Bob Baun didn’t need an X-ray to tell him his ankle was broken. And he knew it would take more than a broken bone to sideline him during the Stanley Cup finals.

"I got hit in the foot by a shot by Gordie Howe, so they took me to the Olympia infirmary,” Baun told the Hockey Hall of Fame of the 1964 finals. “The guys who looked at it didn't think I could hurt it any more than I already had, so they froze it and I went back to play the game.”

He never gave that decision a second thought.

"I knew it was broken; I didn't need any X-rays to tell me that,” Baun continued. “But I didn't want to miss the overtime. I told the trainer he had to do everything possible to get me out there. He gave me a shot of painkiller, which numbed the ankle, and taped it tight. Then I laced up my skate and went back to the bench."

Baun returned to the ice on one leg just in time for the overtime period. He wasn’t about to let his team down. It was Game 6 and the Maple Leafs trailed 3-2 in the series against the Red Wings.

The puck dropped.

Two minutes later, Baun became a hero.

The pass came from Bob Pulford near the blue line. Baun’s shot wasn’t perfect. The puck hit Wings defenseman Bill Gadsby’s skate first. Then it snuck by goalie Terry Sawchuck and found the back of the net one minute and 42 seconds into the overtime period.

Baun’s life would never be the same.

“I still get about 3,000 pieces of mail a year," Baun told the Canadian Press during a 2011 interview about his famous overtime goal. "It's amazing when you think of that and how many years ago it was, to still get that kind of mail. People don't forget it."

The Leafs certainly didn’t forget. Two days later, Toronto beat the Wings 4-0 to secure the team’s third consecutive Stanley Cup championship. And Baun celebrated on one foot. He refused to get an X-ray on his ankle after Game 6 because he wasn’t about to miss Game 7. Not until after the championship was it discovered that Howe’s slapshot had fractured Baun’s ankle.

The championship was more than worth Baun’s pain. It was his third Stanley Cup with Toronto and he would win one more in 1967 before being selected by the Oakland Seals in the 1967 NHL expansion draft. Baun was named the first captain in the team’s history, but asked to be traded back to an Original Six team after a disappointing first season. His request was granted, and Baun found himself playing for the team he scored his famous goal against.

Baun arrived in Detroit in 1968 and played for the Wings for two seasons. He was placed on waivers during the 1970-71 season and was quickly claimed by the Buffalo Sabres. The Sabres immediately traded Baun to the St. Louis Blues, but he refused to report to St. Louis. One more trade brought Baun back where he started.
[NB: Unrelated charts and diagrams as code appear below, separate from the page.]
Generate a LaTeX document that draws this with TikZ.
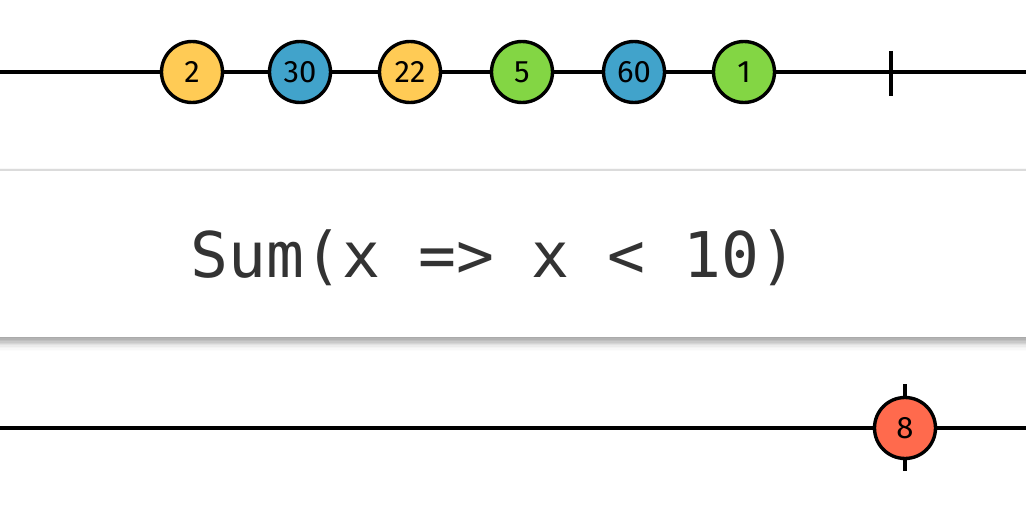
\documentclass[tikz,border=0pt]{standalone}
\usepackage{fontspec}
\setmainfont{Fira Sans}
\newfontfamily\codefont{DejaVu Sans Mono}
\definecolor{myellow}{HTML}{FFCB55}
\definecolor{mblue}{HTML}{41A3CB}
\definecolor{mgreen}{HTML}{83D644}
\definecolor{mred}{HTML}{FF6A4D}
\definecolor{codegray}{HTML}{333333}
\tikzset{
  marble/.style={circle,draw=black,line width=3.4pt,minimum size=61pt,inner sep=0pt,font=\fontsize{31}{31}\selectfont},
  timeline/.style={line width=3.4pt,draw=black},
}
\begin{document}
\begin{tikzpicture}[x=1pt,y=-1pt]
\useasboundingbox (0,0) rectangle (1026,516);
\fill[white] (0,0) rectangle (1026,516);
% top timeline
\coordinate (tl0) at (-5,72);
\coordinate (tl1) at (1031,72);
\draw[timeline] (tl0) -- (tl1);
\coordinate (tt1) at (891,51);
\coordinate (tt2) at (891,96);
\draw[timeline] (tt1) -- (tt2);
\node[marble,fill=myellow] (m1) at (192,72) {2};
\node[marble,fill=mblue] (m2) at (300,72) {30};
\node[marble,fill=myellow] (m3) at (410,72) {22};
\node[marble,fill=mgreen] (m4) at (522,72) {5};
\node[marble,fill=mblue] (m5) at (634,72) {60};
\node[marble,fill=mgreen] (m6) at (744,72) {1};
% operator box
\foreach \i/\o in {1/0.05,2/0.05,3/0.05,4/0.05,5/0.05,6/0.04,7/0.03,8/0.02,9/0.015,10/0.01}{
  \fill[black,opacity=\o] (-10,{171-0.3*\i}) rectangle (1036,{337+1.4*\i});
}
\fill[black!14] (-10,169) rectangle (1036,171);
\node[fill=white,minimum width=1046pt,minimum height=166pt,inner sep=0pt,anchor=north west] (box) at (-10,171) {};
\node[font=\codefont\fontsize{63}{63}\selectfont,text=codegray,anchor=base] (lbl) at (494,277) {Sum(x => x < 10)};
% bottom timeline
\coordinate (bl0) at (-5,428);
\coordinate (bl1) at (1031,428);
\draw[timeline] (bl0) -- (bl1);
\coordinate (bt1) at (905,384);
\coordinate (bt2) at (905,471);
\draw[timeline] (bt1) -- (bt2);
\node[marble,fill=mred] (r1) at (905,428) {8};
\end{tikzpicture}
\end{document}
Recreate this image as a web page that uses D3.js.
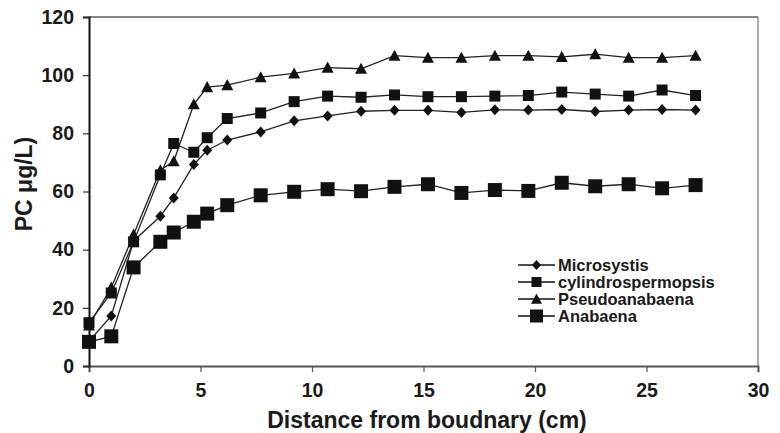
<!DOCTYPE html>
<html>
<head>
<meta charset="utf-8">
<script src="https://cdn.jsdelivr.net/npm/d3@7"></script>
<style>
  body { margin: 0; background: #fff; }
  text { font-family: "Liberation Sans", Arial, sans-serif; font-weight: bold; fill: #1a1a1a; }
</style>
</head>
<body>
<svg id="chart" width="780" height="433"></svg>
<script>
// distance from boundary (cm)
const distance = [0, 1, 2, 3.2, 3.8, 4.7, 5.3, 6.2, 7.7, 9.2, 10.7, 12.2, 13.7, 15.2, 16.7, 18.2, 19.7, 21.2, 22.7, 24.2, 25.7, 27.2];

// PC ug/L per species
const microsystis = [8.5, 17.2, 43, 51.5, 57.8, 69.3, 74.2, 77.7, 80.5, 84.3, 86.0, 87.6, 87.9, 87.9, 87.2, 88.1, 88.0, 88.2, 87.5, 88.0, 88.2, 88.0];
const cylindro = [14.9, 25.1, 42.7, 65.7, 76.5, 73.5, 78.5, 85.1, 87.0, 90.9, 92.8, 92.4, 93.2, 92.6, 92.6, 92.8, 93.0, 94.2, 93.5, 92.8, 94.9, 93.0];
const pseudo = [14, 27, 45.2, 67.3, 70.4, 90.0, 95.9, 96.6, 99.3, 100.6, 102.6, 102.2, 106.7, 106.0, 106.0, 106.7, 106.7, 106.3, 107.2, 106.0, 106.0, 106.7];
const anabaena = [8.3, 10.2, 33.9, 42.7, 45.9, 49.6, 52.4, 55.3, 58.7, 59.9, 60.8, 60.1, 61.6, 62.5, 59.5, 60.5, 60.2, 63.0, 61.8, 62.5, 61.1, 62.2];

const xTicks = [0, 5, 10, 15, 20, 25, 30];
const yTicks = [0, 20, 40, 60, 80, 100, 120];

const series = [
  { name: "Microsystis", values: microsystis, shape: "diamond", size: 10, legSize: 9 },
  { name: "cylindrospermopsis", values: cylindro, shape: "square", size: 11, legSize: 10 },
  { name: "Pseudoanabaena", values: pseudo, shape: "triangle", size: 12, legSize: 11 },
  { name: "Anabaena", values: anabaena, shape: "square", size: 14, legSize: 13 }
];
// draw order so overlapping markers stack like the original
const drawOrder = [0, 2, 1, 3];

const svg = d3.select("#chart");
const x = d3.scaleLinear().domain([0, 30]).range([89, 758]);
const y = d3.scaleLinear().domain([0, 120]).range([366, 17]);

// marker path, centred on 0,0
function marker(shape, s) {
  const h = s / 2;
  if (shape === "diamond") return `M0,${-h * 1.1}L${h},0L0,${h * 1.1}L${-h},0Z`;
  if (shape === "triangle") return `M0,${-h}L${h},${h * 0.85}L${-h},${h * 0.85}Z`;
  return `M${-h},${-h}H${h}V${h}H${-h}Z`;
}

// frame
svg.append("line").attr("x1", 89).attr("x2", 758).attr("y1", 17).attr("y2", 17)
  .attr("stroke", "#111").attr("stroke-width", 1.2);
svg.append("line").attr("x1", 758).attr("x2", 758).attr("y1", 17).attr("y2", 366)
  .attr("stroke", "#777").attr("stroke-width", 1.2);

// axes
const xAxis = svg.append("g").attr("transform", "translate(0,366)")
  .call(d3.axisBottom(x).tickValues(xTicks).tickSize(6).tickPadding(11));
const yAxis = svg.append("g").attr("transform", "translate(89,0)")
  .call(d3.axisLeft(y).tickValues(yTicks).tickSize(6).tickPadding(9));

xAxis.select(".domain").attr("stroke", "#555").attr("stroke-width", 2);
xAxis.selectAll(".tick line").attr("stroke", "#555").attr("stroke-width", 1.2);
yAxis.select(".domain").attr("stroke", "#111").attr("stroke-width", 2);
yAxis.selectAll(".tick line").attr("stroke", "#333").attr("stroke-width", 1.2);
svg.selectAll(".tick text").attr("font-size", 19.5).attr("font-family", "Liberation Sans, Arial, sans-serif")
  .attr("font-weight", "bold").attr("fill", "#1a1a1a");

// lines and markers
const line = d3.line().x((d, i) => x(distance[i])).y(d => y(d));

drawOrder.forEach(k => {
  const s = series[k];
  svg.append("path")
    .datum(s.values)
    .attr("d", line)
    .attr("fill", "none")
    .attr("stroke", "#222")
    .attr("stroke-width", 1.3);
  svg.append("g").selectAll("path")
    .data(s.values)
    .join("path")
    .attr("transform", (d, i) => `translate(${x(distance[i])},${y(d)})`)
    .attr("d", marker(s.shape, s.size))
    .attr("fill", "#111");
});

// legend
const legend = svg.append("g").attr("transform", "translate(518,265)");
series.forEach((s, i) => {
  const g = legend.append("g").attr("transform", `translate(0,${i * 17})`);
  g.append("line").attr("x1", 0).attr("x2", 37).attr("y1", 0).attr("y2", 0)
    .attr("stroke", "#111").attr("stroke-width", 1.3);
  g.append("path").attr("transform", "translate(18.5,0)")
    .attr("d", marker(s.shape, s.legSize)).attr("fill", "#111");
  g.append("text").attr("x", 40).attr("y", 0).attr("dy", "0.36em")
    .attr("font-size", 16.5).text(s.name);
});

// axis titles
svg.append("text")
  .attr("x", 427).attr("y", 428)
  .attr("text-anchor", "middle")
  .attr("font-size", 23)
  .text("Distance from boudnary (cm)");

svg.append("text")
  .attr("transform", "translate(32,184) rotate(-90)")
  .attr("text-anchor", "middle")
  .attr("font-size", 23)
  .text("PC μg/L)");
</script>
</body>
</html>
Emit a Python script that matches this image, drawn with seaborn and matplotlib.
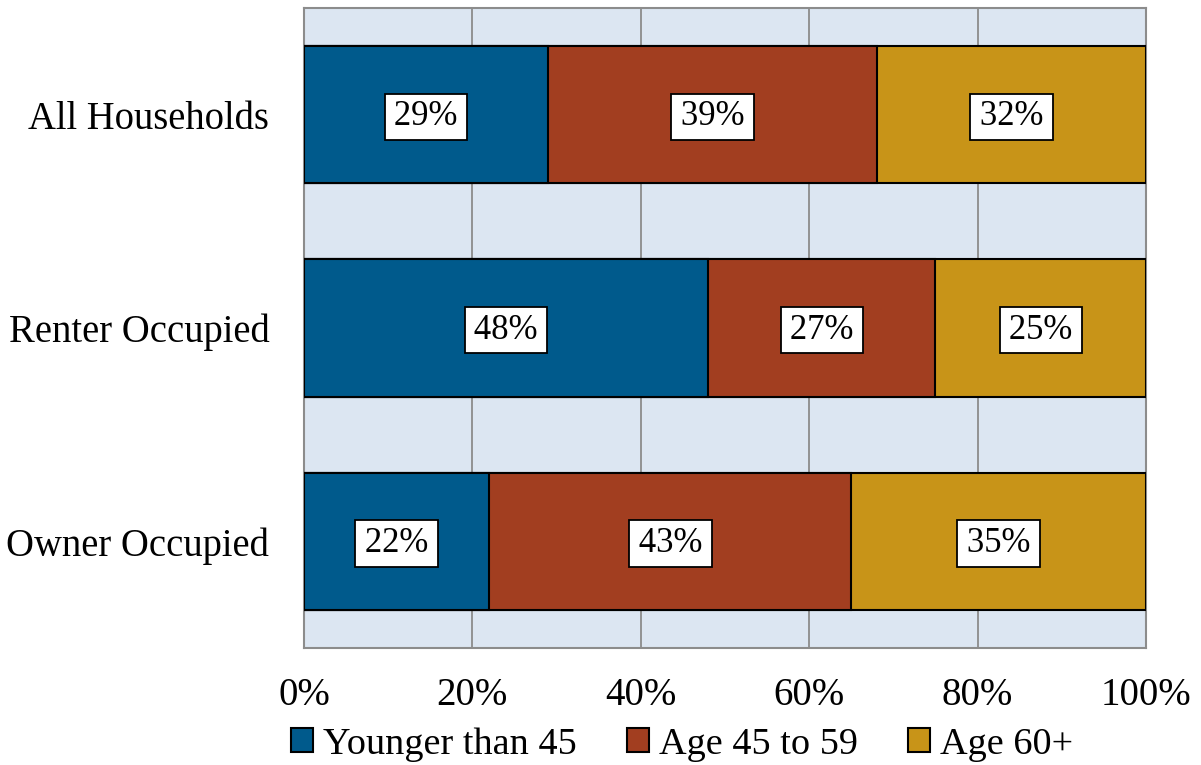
import matplotlib
matplotlib.use("Agg")
import matplotlib.pyplot as plt
from matplotlib.patches import Patch
import numpy as np
import pandas as pd
import seaborn as sns

categories = ["All Households", "Renter Occupied", "Owner Occupied"]
series_names = ["Younger than 45", "Age 45 to 59", "Age 60+"]
younger = [29, 48, 22]
middle = [39, 27, 43]
older = [32, 25, 35]
tick_labels = ["0%", "20%", "40%", "60%", "80%", "100%"]
colors = ["#005a8c", "#a23e20", "#c89418"]

sns.set_theme(style="white")
plt.rcParams["font.family"] = ["Liberation Serif", "DejaVu Serif"]
plt.rcParams["text.color"] = "black"

values = np.array([younger, middle, older], dtype=float)
cumulative = np.cumsum(values, axis=0)

fig = plt.figure(figsize=(12.01, 7.65), dpi=100)
ax = fig.add_axes([0.2531, 0.1529, 0.7011, 0.8366])
ax.set_facecolor("#dce6f2")

# Stacked bars: draw the running totals from the widest to the narrowest
for i in reversed(range(len(series_names))):
    df = pd.DataFrame({"category": categories, "total": cumulative[i]})
    sns.barplot(data=df, x="total", y="category", orient="h", color=colors[i],
                saturation=1, width=0.643, edgecolor="black", linewidth=1.5,
                ax=ax, zorder=3)

# Value labels in white boxes at the middle of each segment
for i in range(len(series_names)):
    for j in range(len(categories)):
        center = cumulative[i, j] - values[i, j] / 2
        ax.text(center, j + 0.01, f"\u200a{values[i, j]:.0f}%\u200a", ha="center",
                va="center", fontsize=25, color="black", zorder=5,
                bbox=dict(boxstyle="square,pad=0.19", facecolor="white",
                          edgecolor="black", linewidth=1.3))

ax.set_xlim(0, 100)
ax.set_ylim(2.5, -0.5)
ax.set_xticks([0, 20, 40, 60, 80, 100])
ax.set_xticklabels(tick_labels)
ax.set_xlabel("")
ax.set_ylabel("")
ax.tick_params(axis="x", length=0, pad=21, labelsize=28, colors="black")
ax.tick_params(axis="y", length=0, pad=25, labelsize=27.8, colors="black")

ax.xaxis.grid(True, color="#8c8c8c", linewidth=1.3, zorder=1)
ax.yaxis.grid(False)
ax.set_axisbelow(True)
for side in ["top", "bottom", "left", "right"]:
    ax.spines[side].set_visible(True)
    ax.spines[side].set_color("#8c8c8c")
    ax.spines[side].set_linewidth(1.5)

handles = [Patch(facecolor=c, edgecolor="black", linewidth=1.5) for c in colors]
fig.legend(handles, series_names, loc="center", bbox_to_anchor=(0.568, 0.027),
           ncol=3, frameon=False, fontsize=27.5, labelcolor="black",
           handlelength=0.58, handleheight=0.58, handletextpad=0.27,
           columnspacing=1.3, borderpad=0.1)

fig.savefig("out.png", dpi=100)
“Toronto has always been the best," Baun told the Canadian Press about returning to play in Toronto. "It has the greatest hockey fans, greatest sports fans. It doesn't matter what you do, if you play tiddlywinks, this would be the place to play because people just love you and they want to know what you're doing.”

The defenseman played in Toronto for three more seasons before suffering a career-ending neck injury. Forced into retirement, Baun decided to enter the agricultural world and ran a cattle farm. But he couldn’t stay away from hockey for long.

Three years after his playing days were over, Baun was hired as the head coach of the WHA’s Toronto Toros. His comeback was short though, as a disappointing first season caused Baun to retire from the game for good.

Baun finished his 17-season career having played in 964 games, scoring 37 goals and adding 187 assists for 224 total points. He only scored three goals and 15 points in 96 playoff games. Offense wasn’t Baun’s strong suit, but that never bothered him. He scored when it mattered most.

Baun has thousands of letters from fans and the 1964 Stanley Cup to prove it.